At 10 AM today, the California Supreme Court officially put an end to a miserable waste of time. Proposition 8 has been upheld! Yes, that's right folks, the thing we should have stopped talking about last November has finally been officially given the California Supreme Court's "repentant judicial activists" seal of approval! In a truly daring show of Constitutional originality, the Court has ruled that a constitutional amendment is not unconstitutional. Yes, that's right. The State Constitution is constitutional.
What a surprise.
One need not have any love for Proposition 8 to support this decision, for a very simple reason: unlike the passage of Proposition 8, this is not a thumbs down decision on the desirability of gay marriage, but rather a thumbs up decision on a much more important concept - namely, the rule of law. Proposition 8, whatever one thinks of it, was passed by a majority, will not reduce the functionality of California's State Government (unlike some other propositions) or its economy (again, unlike others), and even if it did, it would still have to be enforced until such a time as the State could either make an unconvincing excuse for not enforcing it, or until the voters repeal it. That's the way it works in any State, California included, and those who disapprove of either Proposition 8 or the decision upholding it should alter their strategy accordingly, since their appeal to the Court (thankfully) went unheeded.
And not only did it go unheeded, it went unheeded by a blistering 6-1 margin. However, despite this, the decision itself has an interesting qualification - all the same-sex unions performed BEFORE Proposition 8 still stand. From a legal standpoint, this is also a correct decision, as it upholds the key legal principle that laws cannot be applied ex post facto. This qualification, however, is just the tip of the iceberg when it comes to the overall subtlety of the decision. To quote from the opening of the official opinion, "the legal issue we must resolve is not whether it would be constitutionally permissible under the California Constitution for the state to limit marriage only to opposite-sex couples while denying same-sex couples any opportunity to enter into an official relationship with all or virtually all of the same substantive attributes, but rather whether our state Constitution prohibits the state from establishing a statutory scheme in which...the union of an opposite-sex couple is officially designated a 'marriage' whereas the union of a same-sex couple is officially designated a 'domestic partnership.'"
To translate that out of lawyer speak, the question isn't whether gay marriage is good or bad, but rather whether the voters are permitted to make an official decision on that question, especially if one considers that the only issue at stake is nomenclature. For those suffering from temporary amnesia induced by crusading spirit, please recall that in the status quo, gay couples enjoy all the legal privileges which married couples enjoy, with only one exception - the formality of having their union referred to as a "marriage." This has almost no implications for the rights of the couple, but drastic implications for the State's protections for freedom of association. For instance, before Proposition 8, photographers could be forced to photograph "married" homosexual couples despite religious objections on the grounds of "discrimination." Such blatant violations of freedom should be opposed by anyone concerned with civil liberties, rather than with a mad dash toward totalizing egalitarianism.

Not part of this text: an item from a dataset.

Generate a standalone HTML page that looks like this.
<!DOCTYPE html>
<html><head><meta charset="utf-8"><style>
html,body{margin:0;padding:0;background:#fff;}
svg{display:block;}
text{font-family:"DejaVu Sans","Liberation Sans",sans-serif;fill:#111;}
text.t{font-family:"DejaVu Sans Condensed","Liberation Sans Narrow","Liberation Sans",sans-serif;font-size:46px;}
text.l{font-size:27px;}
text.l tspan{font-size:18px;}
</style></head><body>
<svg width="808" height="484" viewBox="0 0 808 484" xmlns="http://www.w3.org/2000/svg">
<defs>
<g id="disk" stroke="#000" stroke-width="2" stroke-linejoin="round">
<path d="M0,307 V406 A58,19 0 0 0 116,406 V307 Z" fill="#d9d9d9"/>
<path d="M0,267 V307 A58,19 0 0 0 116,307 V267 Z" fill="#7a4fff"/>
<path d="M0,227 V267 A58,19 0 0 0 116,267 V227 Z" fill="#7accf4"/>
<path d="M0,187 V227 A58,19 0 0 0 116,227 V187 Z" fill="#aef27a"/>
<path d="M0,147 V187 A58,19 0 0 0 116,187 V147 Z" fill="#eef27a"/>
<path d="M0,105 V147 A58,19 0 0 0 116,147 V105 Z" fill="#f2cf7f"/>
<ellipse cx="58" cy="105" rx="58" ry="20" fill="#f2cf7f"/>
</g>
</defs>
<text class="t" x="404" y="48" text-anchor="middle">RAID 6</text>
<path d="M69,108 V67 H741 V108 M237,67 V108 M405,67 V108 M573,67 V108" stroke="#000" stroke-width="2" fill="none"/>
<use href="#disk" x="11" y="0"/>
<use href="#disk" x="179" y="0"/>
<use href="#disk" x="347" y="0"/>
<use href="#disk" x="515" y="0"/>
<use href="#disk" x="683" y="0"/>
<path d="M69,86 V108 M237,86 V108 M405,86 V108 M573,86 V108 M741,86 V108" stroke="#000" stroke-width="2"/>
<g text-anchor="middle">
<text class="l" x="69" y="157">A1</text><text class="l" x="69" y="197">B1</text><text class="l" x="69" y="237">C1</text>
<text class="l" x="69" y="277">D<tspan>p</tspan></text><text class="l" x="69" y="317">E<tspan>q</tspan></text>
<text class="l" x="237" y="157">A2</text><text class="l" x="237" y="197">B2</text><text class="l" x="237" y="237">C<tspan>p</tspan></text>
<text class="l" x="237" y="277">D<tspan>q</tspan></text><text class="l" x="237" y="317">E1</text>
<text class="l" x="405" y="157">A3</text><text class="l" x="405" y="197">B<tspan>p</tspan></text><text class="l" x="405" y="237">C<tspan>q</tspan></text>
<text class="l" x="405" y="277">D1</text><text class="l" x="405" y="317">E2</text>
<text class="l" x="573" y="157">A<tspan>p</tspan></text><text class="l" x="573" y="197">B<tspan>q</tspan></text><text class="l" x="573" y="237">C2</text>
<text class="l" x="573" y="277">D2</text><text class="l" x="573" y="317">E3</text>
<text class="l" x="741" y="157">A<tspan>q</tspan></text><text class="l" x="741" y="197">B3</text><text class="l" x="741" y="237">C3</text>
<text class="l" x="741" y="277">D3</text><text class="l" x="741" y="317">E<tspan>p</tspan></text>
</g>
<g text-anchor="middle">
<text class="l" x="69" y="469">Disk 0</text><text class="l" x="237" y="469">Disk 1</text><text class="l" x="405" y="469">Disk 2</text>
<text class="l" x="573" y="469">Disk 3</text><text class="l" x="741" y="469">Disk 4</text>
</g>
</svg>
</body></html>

And thanks to today's decision, that is a question we can finally debate honestly, rather than living in fear of riots, activist intimidation and unilateral judicial imposition of non-constitutional values. The California Supreme Court should be congratulated on realizing they were wrong to try to interfere in marriage in the first place - too bad it took an official electoral reprimand, but such is the fate of unwarranted power grabs. In any case, Proposition 8 is law. The court says so. Now let's all go home.